Your answer should be one number: how many lines of the data include the string "this"?

— start Provided records —

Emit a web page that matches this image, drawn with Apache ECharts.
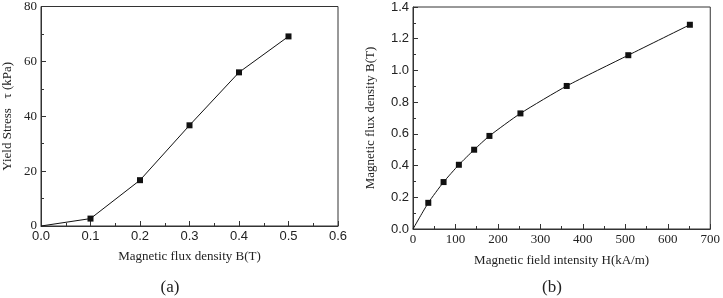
<!DOCTYPE html>
<html>
<head>
<meta charset="utf-8">
<script src="https://cdn.jsdelivr.net/npm/echarts@6/dist/echarts.min.js"></script>
<style>html,body{margin:0;padding:0;background:#fff}#c{width:723px;height:298px}</style>
</head>
<body>
<div id="c"></div>
<script>
// Panel (a): yield stress vs magnetic flux density
const aB = [0, 0.1, 0.2, 0.3, 0.4, 0.5];
const aStress = [0, 2.7, 16.7, 36.7, 56.0, 69.1];
// Panel (b): B-H curve
const bH = [0, 36, 72, 108, 144, 180, 253, 362, 507, 652];
const bB = [0, 0.165, 0.296, 0.405, 0.500, 0.587, 0.729, 0.902, 1.096, 1.288];

const serif = 'Liberation Serif';
const sans = 'Liberation Sans';
const ink = '#222';
const axisColor = '#333';

function pts(xs, ys) {
  return xs.map((x, i) => i === 0 ? { value: [x, ys[i]], symbol: 'none' } : [x, ys[i]]);
}

function axisBase(font) {
  return {
    axisLine: { show: true, onZero: false, lineStyle: { color: axisColor, width: 1 } },
    axisTick: { show: true, inside: true, length: 5, lineStyle: { color: axisColor } },
    minorTick: { show: true, splitNumber: 2, length: 3, lineStyle: { color: axisColor } },
    splitLine: { show: false },
    axisLabel: { color: ink, fontFamily: font, fontSize: 13, margin: 4, showMinLabel: true, showMaxLabel: true },
    nameLocation: 'middle',
    nameTextStyle: { color: ink, fontFamily: serif, fontSize: 13 }
  };
}

const chart = echarts.init(document.getElementById('c'));
chart.setOption({
  animation: false,
  backgroundColor: '#fff',
  title: [
    { text: '(a)', left: 165, top: 274, textAlign: 'center', textStyle: { fontFamily: serif, fontSize: 17, fontWeight: 'normal', color: ink } },
    { text: '(b)', left: 547, top: 274, textAlign: 'center', textStyle: { fontFamily: serif, fontSize: 17, fontWeight: 'normal', color: ink } }
  ],
  grid: [
    { left: 41, top: 5, width: 297, height: 221, show: true, borderColor: axisColor, borderWidth: 1, backgroundColor: 'transparent' },
    { left: 413, top: 7, width: 300, height: 222, show: true, borderColor: axisColor, borderWidth: 1, backgroundColor: 'transparent' }
  ],
  xAxis: [
    Object.assign(axisBase(sans), {
      gridIndex: 0, type: 'value', min: 0, max: 0.6, interval: 0.1,
      name: 'Magnetic flux density B(T)', nameGap: 24,
      axisLabel: Object.assign(axisBase(sans).axisLabel, { formatter: v => v.toFixed(1) })
    }),
    Object.assign(axisBase(serif), {
      gridIndex: 1, type: 'value', min: 0, max: 700, interval: 100,
      name: 'Magnetic field intensity H(kA/m)', nameGap: 25
    })
  ],
  yAxis: [
    Object.assign(axisBase(serif), {
      gridIndex: 0, type: 'value', min: 0, max: 80, interval: 20,
      name: 'Yield Stress   \u03c4 (kPa)', nameGap: 27
    }),
    Object.assign(axisBase(sans), {
      gridIndex: 1, type: 'value', min: 0, max: 1.4, interval: 0.2,
      name: 'Magnetic flux density B(T)', nameGap: 36,
      axisLabel: Object.assign(axisBase(sans).axisLabel, { formatter: v => v.toFixed(1) })
    })
  ],
  series: [
    {
      type: 'line', xAxisIndex: 0, yAxisIndex: 0, data: pts(aB, aStress),
      symbol: 'rect', symbolSize: 6, showSymbol: true, clip: false,
      lineStyle: { color: '#111', width: 1 }, itemStyle: { color: '#111' }
    },
    {
      type: 'line', xAxisIndex: 1, yAxisIndex: 1, data: pts(bH, bB),
      symbol: 'rect', symbolSize: 6, showSymbol: true, clip: false, smooth: 0.2,
      lineStyle: { color: '#111', width: 1 }, itemStyle: { color: '#111' }
    }
  ]
});
</script>
</body>
</html>
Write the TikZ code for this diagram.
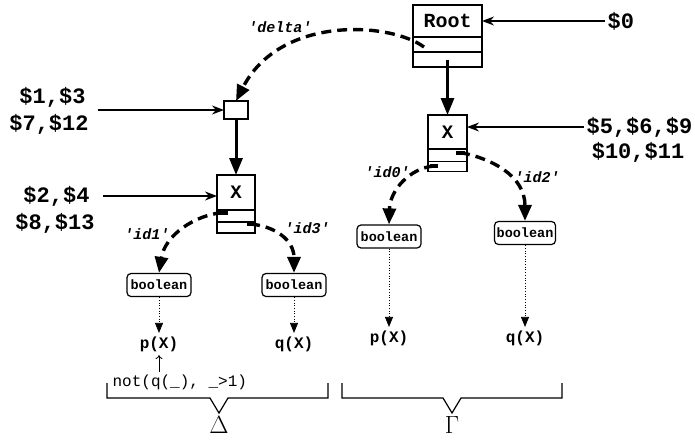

— end Provided records —

# Answer to the exercise
2